第二天一大早,父亲同大哥吃了早饭,一同去了商河。那一天,父亲和大哥回来的很晚,天都踏黑了,祖父到村口接了好几遍,那么大远的地儿,身上又带着不少钱,也不知情况啥样儿,着实让老人着急。我们小孩子,心里无事,也不知道个啥,早早睡了,第二天早晨起床,见天井里东墙根底下斜着一张油彤彤的新车排,夜里天凉,天井里到处都挂了一层白乎乎的霜,唯有车排油的光亮,闻上去还一股桐油的香味儿。父亲和大哥可能还没下炕,祖父坐在天井里,吧嗒吧嗒的抽着烟袋,望着新车排,虽没说啥,看得出老人感慨万千,穷了一辈子了,什么也没捞上,现在终于有自己的车了。几天后,不知啥时候,新车排搬到了南边场圆新盖的北屋里存放,省的风刮雨淋,祖父带着二哥和我也搬到了新屋睡。白天祖父拿个马扎,坐在新屋门口前的太阳地里,边抽烟边护料着新屋的家当,对祖父来说,父亲拉一帮孩子,熬到这个份上实在太不易了。

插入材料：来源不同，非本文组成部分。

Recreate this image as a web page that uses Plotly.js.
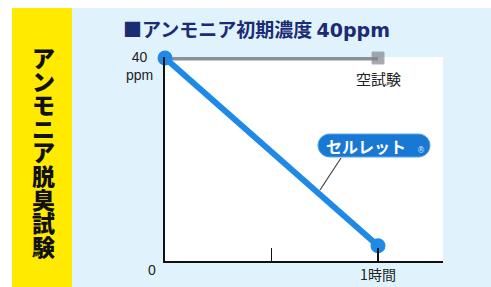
<!DOCTYPE html>
<html><head><meta charset="utf-8">
<script src="https://cdn.plot.ly/plotly-3.0.1.min.js"></script>
<style>html,body{margin:0;padding:0;background:#fff}#c{width:491px;height:287px}</style>
</head><body><div id="c"></div>
<script>
// ---- data ----
const hours = [0, 1];
const blankTest = [40, 40];          // 空試験 (ppm)
const cellret = [40, 3];             // セルレット (ppm)
const xTickVals = [0.5, 1];
const xTickText = ["", "1時間"];
const titleMain = "■アンモニア初期濃度 ";
const titleConc = "40ppm";
const sideTitle = "アンモニア脱臭試験";
const blankName = "空試験";
const cellretName = "セルレット";

// ---- layout helpers (pixel -> paper) ----
const W = 491, H = 287, L = 165, R = 48, T = 57, B = 26;
const PW = W - L - R, PH = H - T - B;
const px = x => (x - L) / PW;
const py = y => (H - B - y) / PH;

const FONT = "Noto Sans CJK JP";
const shapes = [
  {type:'rect', xref:'paper', yref:'paper', x0:px(-5), x1:px(W+5), y0:py(8), y1:py(-5), fillcolor:'#ffffff', line:{width:0}},
  {type:'rect', xref:'paper', yref:'paper', x0:px(-5), x1:px(12), y0:py(H+5), y1:py(-5), fillcolor:'#ffffff', line:{width:0}},
  {type:'rect', xref:'paper', yref:'paper', x0:px(12), x1:px(72), y0:py(H+5), y1:py(8), fillcolor:'#ffea00', line:{width:0}},
  // leader line
  {type:'line', xref:'paper', yref:'paper', x0:px(341), y0:py(158), x1:px(320), y1:py(190), line:{color:'#444', width:1.2}}
];
// pill shape
(function(){
  const x0=318,x1=430,y0=134,y1=157,r=(y1-y0)/2;
  const k=0.5523*r;
  const P=(x,y)=>px(x)+','+py(y);
  const d='M'+P(x0+r,y0)+' L'+P(x1-r,y0)+
    ' C'+P(x1-r+k,y0)+' '+P(x1,y0+r-k)+' '+P(x1,y0+r)+
    ' C'+P(x1,y0+r+k)+' '+P(x1-r+k,y1)+' '+P(x1-r,y1)+
    ' L'+P(x0+r,y1)+
    ' C'+P(x0+r-k,y1)+' '+P(x0,y0+r+k)+' '+P(x0,y0+r)+
    ' C'+P(x0,y0+r-k)+' '+P(x0+r-k,y0)+' '+P(x0+r,y0)+' Z';
  shapes.push({type:'path', xref:'paper', yref:'paper', path:d, fillcolor:'#1878d4', line:{color:'#5aa8ee', width:1}});
})();

const annotations = [
  {xref:'paper', yref:'paper', x:px(121), y:py(28), xanchor:'left', yanchor:'middle', showarrow:false,
   text:titleMain + '<span style="font-family:\'DejaVu Sans\'">' + titleConc + '</span>',
   font:{family:FONT, size:19, color:'#1c2c74', weight:'bold'}},
  {xref:'paper', yref:'paper', x:px(139), y:py(66), xanchor:'center', yanchor:'middle', showarrow:false,
   text:'40<br>ppm', font:{family:'Liberation Sans', size:14, color:'#222'}},
  {xref:'paper', yref:'paper', x:px(152), y:py(270), xanchor:'center', yanchor:'middle', showarrow:false,
   text:'0', font:{family:'Liberation Sans', size:14, color:'#222'}},
  {xref:'paper', yref:'paper', x:px(378), y:py(79), xanchor:'center', yanchor:'middle', showarrow:false,
   text:blankName, font:{family:FONT, size:15, color:'#222'}},
  {xref:'paper', yref:'paper', x:px(366), y:py(145.5), xanchor:'center', yanchor:'middle', showarrow:false,
   text:cellretName, font:{family:FONT, size:16, color:'#ffffff', weight:'bold'}},
  {xref:'paper', yref:'paper', x:px(421), y:py(150), xanchor:'center', yanchor:'middle', showarrow:false,
   text:'®', font:{family:'DejaVu Sans', size:8, color:'#cfe6fb'}}
];
const chars = Array.from(sideTitle);
chars.forEach((ch,i)=>{
  annotations.push({xref:'paper', yref:'paper', x:px(43), y:py(57 + i*23.6), xanchor:'center', yanchor:'middle',
    showarrow:false, text:ch, font:{family:FONT, size:23, color:'#111', weight:900}});
});

const traces = [
  {x:hours, y:blankTest, mode:'lines+markers', line:{color:'#8a9096', width:5},
   marker:{symbol:['square','square'], size:[0,12], color:'#80868c'}, cliponaxis:false, hoverinfo:'skip'},
  {x:hours, y:cellret, mode:'lines+markers', line:{color:'#1e8ae6', width:6},
   marker:{size:15, color:'#1e8ae6'}, cliponaxis:false, hoverinfo:'skip'}
];

const layout = {
  width:W, height:H, margin:{l:L, r:R, t:T, b:B, pad:0},
  paper_bgcolor:'#e0f2fc', plot_bgcolor:'#ffffff', showlegend:false,
  xaxis:{range:[0, PW/213], showgrid:false, zeroline:false, showline:true, linecolor:'#111', linewidth:2,
    tickmode:'array', tickvals:xTickVals, ticktext:xTickText, ticks:'inside', ticklen:13, tickwidth:1.5, tickcolor:'#111',
    tickfont:{family:FONT, size:14, color:'#222'}, fixedrange:true},
  yaxis:{range:[0, 40*PH/203], showgrid:false, zeroline:false, showline:true, linecolor:'#111', linewidth:2,
    showticklabels:false, ticks:'', fixedrange:true},
  shapes, annotations
};
Plotly.newPlot('c', traces, layout, {staticPlot:true});
</script></body></html>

天还没冷时,我刚回家刚进家门,姐姐叫着我说,看!给你买了什么?说着从北屋里拿出一件成品上衣,。从小是穿母亲缝制的衣服,机器做的成品衣服还是头一次见。衣服是一件淡青色,样式很随时的夹克式休闲服,胸前左右还缀有三道横线,非常好看,是母亲和姐姐赶淄角集,花9元钱专门给我挑的,那阵花9元钱已经很贵了!母亲和姐姐抓着我的左手衣袖上拽,让我换上试试合适不合适,我高兴的又蹦又跳,嘴里说着合适,大小合适!姐姐和母亲忙活了一天,也没顾上为自己挑件合适的衣服。
这一年,零碎花销不算,光添置大件就三件,对于一个刚刚从穷困坑里爬出来的家庭来说,已经是天翻地覆的变化了。这三大件到底花了多少钱,我傻而不觉,大人有时说起来,也从没听到耳朵里去,所以到现在都不知花了多少钱,只是觉得,父亲的额头比以前舒展多了,家里的境况也宽松了好些。